SUPPLIED MATERIAL:
•••

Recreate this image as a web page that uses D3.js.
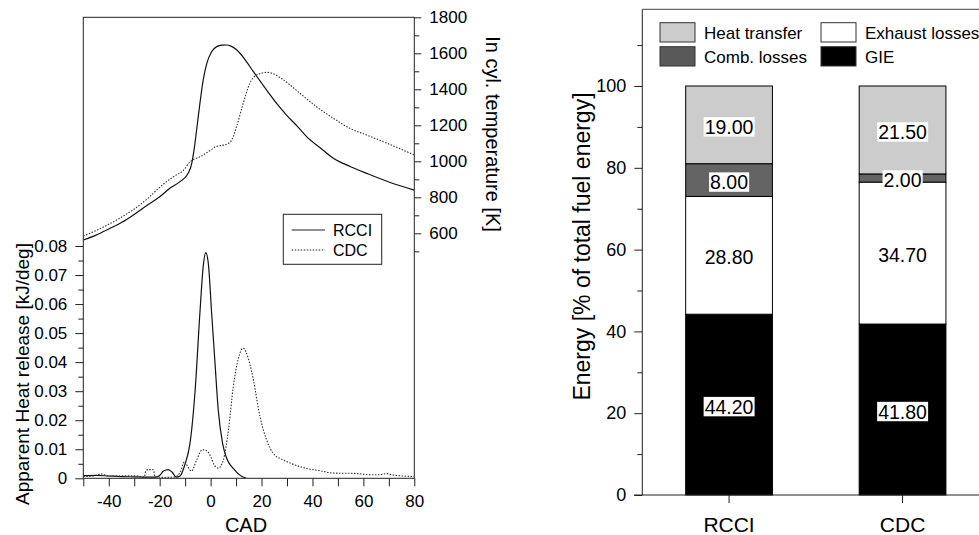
<!DOCTYPE html>
<html>
<head>
<meta charset="utf-8">
<script src="https://cdn.jsdelivr.net/npm/d3@7"></script>
<style>
  body { margin: 0; background: #fff; }
  svg { display: block; font-family: "Liberation Sans", Arial, sans-serif; }
</style>
</head>
<body>
<svg id="chart" width="979" height="535"></svg>
<script>
// ---- left panel data: [CAD, value] ----
var rcciTemp = [[-50,563],[-45,590],[-40,624],[-35,660],[-30,705],[-25,755],[-20,803],[-16,850],[-12,887],
  [-8.8,933],[-7.4,989],[-6.5,1063],[-5.5,1174],[-4.2,1322],[-2.9,1452],[-1.5,1544],[0.4,1609],[2.4,1637],
  [4.5,1645],[6.3,1646],[8,1640],[10.3,1618],[13,1575],[16.8,1498],[22,1396],[26,1320],[29.8,1257],[34,1195],
  [37.7,1137],[43,1075],[48.2,1017],[55,970],[61.3,933],[70,885],[80,840]];
var cdcTemp = [[-50,585],[-45,615],[-40,650],[-35,690],[-30,735],[-25,790],[-20,855],[-17,890],[-14,920],
  [-11,945],[-8,998],[-4,1026],[0,1062],[2,1081],[5,1090],[7,1100],[8.3,1118],[10.2,1192],[12.8,1322],
  [15.4,1433],[18,1479],[22,1494],[24,1490],[28.6,1452],[35.1,1378],[41.6,1303],[48.2,1239],[54.7,1183],
  [61.3,1146],[67.8,1109],[74,1072],[80,1035]];
var rcciHrr = [[-50,0.0009],[-45,0.001],[-40,0.0008],[-35,0.0006],[-30,0.0005],[-25,0.0004],[-22,0.0004],
  [-20,0.001],[-18.5,0.0025],[-16.6,0.003],[-15,0.002],[-13.5,0.0004],[-12,0.0008],[-10,0.005],[-8.1,0.012],
  [-6.1,0.030],[-4.2,0.057],[-2.9,0.073],[-1.9,0.0777],[-0.9,0.074],[0.4,0.057],[1.7,0.040],[3,0.0235],
  [4.7,0.012],[6.3,0.0069],[8.9,0.0034],[11.5,0.0011],[14,0]];
var cdcHrr = [[-50,0.0006],[-46,0.0008],[-43,0.0015],[-40,0.0008],[-36,0.0008],[-32,0.0009],[-28,0.0007],
  [-26,0.0004],[-25.5,0.0025],[-24.5,0.003],[-22.5,0.003],[-21.8,0.0005],[-18,0.0003],[-14,0.0005],[-12,0.002],
  [-10.2,0.0058],[-9,0.004],[-7.5,0.0025],[-5.5,0.0063],[-3.3,0.0098],[-1.5,0.0095],[0,0.0075],[1.5,0.0045],
  [3,0.0035],[5,0.0063],[7,0.0166],[8.9,0.0315],[10.9,0.0413],[12.8,0.0448],[14.8,0.0413],[16.8,0.0339],
  [19.4,0.0212],[22,0.0132],[24.6,0.0086],[28.6,0.0063],[32.5,0.0048],[37.7,0.0034],[43,0.0026],[48.2,0.0018],
  [56,0.0017],[61.3,0.0013],[66,0.0012],[69,0.0016],[72,0.0011],[80,0.0006]];

var cadTicks = d3.range(-50, 81, 10);
var hrrTicks = d3.range(0, 0.0801, 0.01);
var hrrMinor = d3.range(0.005, 0.08, 0.01);
var tempTicks = d3.range(600, 1801, 200);
var tempMinor = d3.range(500, 1800, 200);

// ---- right panel data ----
var categories = ["RCCI", "CDC"];
var gie = [44.2, 41.8];
var exhaust = [28.8, 34.7];
var comb = [8.0, 2.0];
var heat = [19.0, 21.5];
var seriesNames = ["GIE", "Exhaust losses", "Comb. losses", "Heat transfer"];
var seriesColors = ["#000000", "#ffffff", "#646464", "#cccccc"];
var energyTicks = d3.range(0, 101, 20);
var energyMinor = d3.range(10, 111, 20);

var svg = d3.select("#chart");

// ================= left panel =================
var L = { left: 83.3, right: 414.3, top: 17.3, bottom: 478.3 };
var x = d3.scaleLinear().domain([-50, 80]).range([L.left, L.right]);
var yH = d3.scaleLinear().domain([0, 0.08]).range([L.bottom, 246]);
var yT = d3.scaleLinear().domain([600, 1800]).range([233.3, 17.3]);

function styleAxis(g, size) {
  g.select(".domain").remove();
  g.selectAll("line").attr("stroke", "#222");
  g.selectAll("text").attr("font-size", size).attr("fill", "#000").attr("font-family", "Liberation Sans, Arial, sans-serif");
}

svg.append("g").attr("transform", "translate(0," + L.bottom + ")")
  .call(d3.axisBottom(x).tickValues(cadTicks).tickSize(8).tickPadding(9)
    .tickFormat(function(d) { return d % 20 === 0 ? String(d) : ""; }))
  .call(styleAxis, 17);

svg.append("g").attr("transform", "translate(" + L.left + ",0)")
  .call(d3.axisLeft(yH).tickValues(hrrTicks).tickSize(8).tickPadding(8)
    .tickFormat(function(d) { return d === 0 ? "0" : d3.format(".2f")(d); }))
  .call(styleAxis, 17);
svg.append("g").attr("transform", "translate(" + L.left + ",0)")
  .call(d3.axisLeft(yH).tickValues(hrrMinor).tickSize(5).tickFormat(""))
  .call(styleAxis, 17);

svg.append("g").attr("transform", "translate(" + L.right + ",0)")
  .call(d3.axisRight(yT).tickValues(tempTicks).tickSize(7).tickPadding(8).tickFormat(d3.format("d")))
  .call(styleAxis, 17);
svg.append("g").attr("transform", "translate(" + L.right + ",0)")
  .call(d3.axisRight(yT).tickValues(tempMinor).tickSize(5).tickFormat(""))
  .call(styleAxis, 17);

svg.append("rect")
  .attr("x", L.left).attr("y", L.top)
  .attr("width", L.right - L.left).attr("height", L.bottom - L.top)
  .attr("fill", "none").attr("stroke", "#222").attr("stroke-width", 1);

svg.append("clipPath").attr("id", "clipL").append("rect")
  .attr("x", L.left).attr("y", L.top)
  .attr("width", L.right - L.left).attr("height", L.bottom - L.top);

var lineT = d3.line().x(function(d) { return x(d[0]); }).y(function(d) { return yT(d[1]); }).curve(d3.curveMonotoneX);
var lineH = d3.line().x(function(d) { return x(d[0]); }).y(function(d) { return yH(d[1]); }).curve(d3.curveMonotoneX);

var curves = svg.append("g").attr("clip-path", "url(#clipL)");
curves.append("path").datum(rcciTemp).attr("d", lineT)
  .attr("fill", "none").attr("stroke", "#111").attr("stroke-width", 1.2);
curves.append("path").datum(cdcTemp).attr("d", lineT)
  .attr("fill", "none").attr("stroke", "#333").attr("stroke-width", 1.1).attr("stroke-dasharray", "1.5,1.5");
curves.append("path").datum(rcciHrr).attr("d", lineH)
  .attr("fill", "none").attr("stroke", "#111").attr("stroke-width", 1.2);
curves.append("path").datum(cdcHrr).attr("d", lineH)
  .attr("fill", "none").attr("stroke", "#333").attr("stroke-width", 1.1).attr("stroke-dasharray", "1.5,1.5");

// legend
var lg = svg.append("g");
lg.append("rect").attr("x", 283.3).attr("y", 214.3).attr("width", 98.4).attr("height", 50)
  .attr("fill", "#fff").attr("stroke", "#222");
[["RCCI", null, 230], ["CDC", "1.5,1.5", 250]].forEach(function(r) {
  lg.append("line").attr("x1", 291.7).attr("x2", 325).attr("y1", r[2]).attr("y2", r[2])
    .attr("stroke", "#222").attr("stroke-width", 1.1).attr("stroke-dasharray", r[1]);
  lg.append("text").attr("x", 333).attr("y", r[2]).attr("dy", "0.36em")
    .attr("font-size", 16).text(r[0]);
});

svg.append("text").attr("x", 246).attr("y", 531.5).attr("text-anchor", "middle")
  .attr("font-size", 20).text("CAD");
svg.append("text").attr("transform", "translate(29,374) rotate(-90)").attr("text-anchor", "middle")
  .attr("font-size", 19).text("Apparent Heat release [kJ/deg]");
svg.append("text").attr("transform", "translate(486,134) rotate(90)").attr("text-anchor", "middle")
  .attr("font-size", 20).text("In cyl. temperature [K]");

// ================= right panel =================
var R = { left: 642.3, top: 9.3, bottom: 495 };
var xb = d3.scaleBand().domain(categories).range([R.left, R.left + 347]).paddingInner(0.5).paddingOuter(0.25);
var yb = d3.scaleLinear().domain([0, 100]).range([R.bottom, 86]);

var table = categories.map(function(c, i) {
  return { cat: c, "GIE": gie[i], "Exhaust losses": exhaust[i], "Comb. losses": comb[i], "Heat transfer": heat[i] };
});
var stacked = d3.stack().keys(seriesNames)(table);

var bars = svg.append("g");
stacked.forEach(function(layer, k) {
  bars.selectAll(null).data(layer).enter().append("rect")
    .attr("x", function(d) { return xb(d.data.cat); })
    .attr("y", function(d) { return yb(d[1]); })
    .attr("width", xb.bandwidth())
    .attr("height", function(d) { return yb(d[0]) - yb(d[1]); })
    .attr("fill", seriesColors[k]).attr("stroke", "#000").attr("stroke-width", 1);
});

// value labels on white boxes
stacked.forEach(function(layer) {
  layer.forEach(function(d) {
    var val = d[1] - d[0];
    var cx = xb(d.data.cat) + xb.bandwidth() / 2;
    var cy = yb((d[0] + d[1]) / 2) + 2;
    var g = svg.append("g");
    var t = g.append("text").attr("x", cx).attr("y", cy).attr("dy", "0.36em")
      .attr("text-anchor", "middle").attr("font-size", 19.5).text(val.toFixed(2));
    var bb = t.node().getBBox();
    g.insert("rect", "text").attr("x", bb.x - 1).attr("y", cy - 9.7)
      .attr("width", bb.width + 2).attr("height", 19.4).attr("fill", "#fff");
  });
});

svg.append("g").attr("transform", "translate(" + R.left + ",0)")
  .call(d3.axisLeft(yb).tickValues(energyTicks).tickSize(8).tickPadding(8))
  .call(styleAxis, 18);
svg.append("g").attr("transform", "translate(" + R.left + ",0)")
  .call(d3.axisLeft(yb).tickValues(energyMinor).tickSize(5).tickFormat(""))
  .call(styleAxis, 18);
svg.append("g").attr("transform", "translate(0," + R.bottom + ")")
  .call(d3.axisBottom(xb).tickSize(8).tickPadding(14))
  .call(styleAxis, 21);

svg.append("line").attr("x1", R.left).attr("x2", R.left).attr("y1", R.top).attr("y2", R.bottom)
  .attr("stroke", "#222");
svg.append("line").attr("x1", R.left).attr("x2", 979).attr("y1", R.top).attr("y2", R.top)
  .attr("stroke", "#444");
svg.append("line").attr("x1", 634).attr("x2", 979).attr("y1", R.bottom).attr("y2", R.bottom)
  .attr("stroke", "#222");

// legend
var legendItems = [
  { name: "Heat transfer", color: "#cccccc", x: 660, y: 22.7 },
  { name: "Exhaust losses", color: "#ffffff", x: 821, y: 22.7 },
  { name: "Comb. losses", color: "#595959", x: 660, y: 46.7 },
  { name: "GIE", color: "#000000", x: 821, y: 46.7 }
];
legendItems.forEach(function(it) {
  svg.append("rect").attr("x", it.x).attr("y", it.y).attr("width", 35).attr("height", 19.3)
    .attr("fill", it.color).attr("stroke", "#333");
  svg.append("text").attr("x", it.x + 44).attr("y", it.y + 9.8).attr("dy", "0.36em")
    .attr("font-size", 17).text(it.name);
});

svg.append("text").attr("transform", "translate(590,246.5) rotate(-90)").attr("text-anchor", "middle")
  .attr("font-size", 23).text("Energy [% of total fuel energy]");
</script>
</body>
</html>
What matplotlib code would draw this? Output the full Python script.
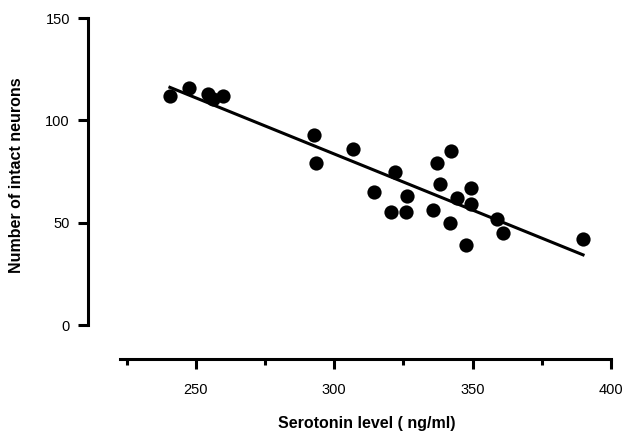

•••

YOUR GOAL:
Could you repeat exactly the lines from the first one of the records above through the line containing "var tempMinor = d3.range(500, 1800, 200);", leaving out any pictures?

ANSWER:
Recreate this image as a web page that uses D3.js.
<!DOCTYPE html>
<html>
<head>
<meta charset="utf-8">
<script src="https://cdn.jsdelivr.net/npm/d3@7"></script>
<style>
  body { margin: 0; background: #fff; }
  svg { display: block; font-family: "Liberation Sans", Arial, sans-serif; }
</style>
</head>
<body>
<svg id="chart" width="979" height="535"></svg>
<script>
// ---- left panel data: [CAD, value] ----
var rcciTemp = [[-50,563],[-45,590],[-40,624],[-35,660],[-30,705],[-25,755],[-20,803],[-16,850],[-12,887],
  [-8.8,933],[-7.4,989],[-6.5,1063],[-5.5,1174],[-4.2,1322],[-2.9,1452],[-1.5,1544],[0.4,1609],[2.4,1637],
  [4.5,1645],[6.3,1646],[8,1640],[10.3,1618],[13,1575],[16.8,1498],[22,1396],[26,1320],[29.8,1257],[34,1195],
  [37.7,1137],[43,1075],[48.2,1017],[55,970],[61.3,933],[70,885],[80,840]];
var cdcTemp = [[-50,585],[-45,615],[-40,650],[-35,690],[-30,735],[-25,790],[-20,855],[-17,890],[-14,920],
  [-11,945],[-8,998],[-4,1026],[0,1062],[2,1081],[5,1090],[7,1100],[8.3,1118],[10.2,1192],[12.8,1322],
  [15.4,1433],[18,1479],[22,1494],[24,1490],[28.6,1452],[35.1,1378],[41.6,1303],[48.2,1239],[54.7,1183],
  [61.3,1146],[67.8,1109],[74,1072],[80,1035]];
var rcciHrr = [[-50,0.0009],[-45,0.001],[-40,0.0008],[-35,0.0006],[-30,0.0005],[-25,0.0004],[-22,0.0004],
  [-20,0.001],[-18.5,0.0025],[-16.6,0.003],[-15,0.002],[-13.5,0.0004],[-12,0.0008],[-10,0.005],[-8.1,0.012],
  [-6.1,0.030],[-4.2,0.057],[-2.9,0.073],[-1.9,0.0777],[-0.9,0.074],[0.4,0.057],[1.7,0.040],[3,0.0235],
  [4.7,0.012],[6.3,0.0069],[8.9,0.0034],[11.5,0.0011],[14,0]];
var cdcHrr = [[-50,0.0006],[-46,0.0008],[-43,0.0015],[-40,0.0008],[-36,0.0008],[-32,0.0009],[-28,0.0007],
  [-26,0.0004],[-25.5,0.0025],[-24.5,0.003],[-22.5,0.003],[-21.8,0.0005],[-18,0.0003],[-14,0.0005],[-12,0.002],
  [-10.2,0.0058],[-9,0.004],[-7.5,0.0025],[-5.5,0.0063],[-3.3,0.0098],[-1.5,0.0095],[0,0.0075],[1.5,0.0045],
  [3,0.0035],[5,0.0063],[7,0.0166],[8.9,0.0315],[10.9,0.0413],[12.8,0.0448],[14.8,0.0413],[16.8,0.0339],
  [19.4,0.0212],[22,0.0132],[24.6,0.0086],[28.6,0.0063],[32.5,0.0048],[37.7,0.0034],[43,0.0026],[48.2,0.0018],
  [56,0.0017],[61.3,0.0013],[66,0.0012],[69,0.0016],[72,0.0011],[80,0.0006]];

var cadTicks = d3.range(-50, 81, 10);
var hrrTicks = d3.range(0, 0.0801, 0.01);
var hrrMinor = d3.range(0.005, 0.08, 0.01);
var tempTicks = d3.range(600, 1801, 200);
var tempMinor = d3.range(500, 1800, 200);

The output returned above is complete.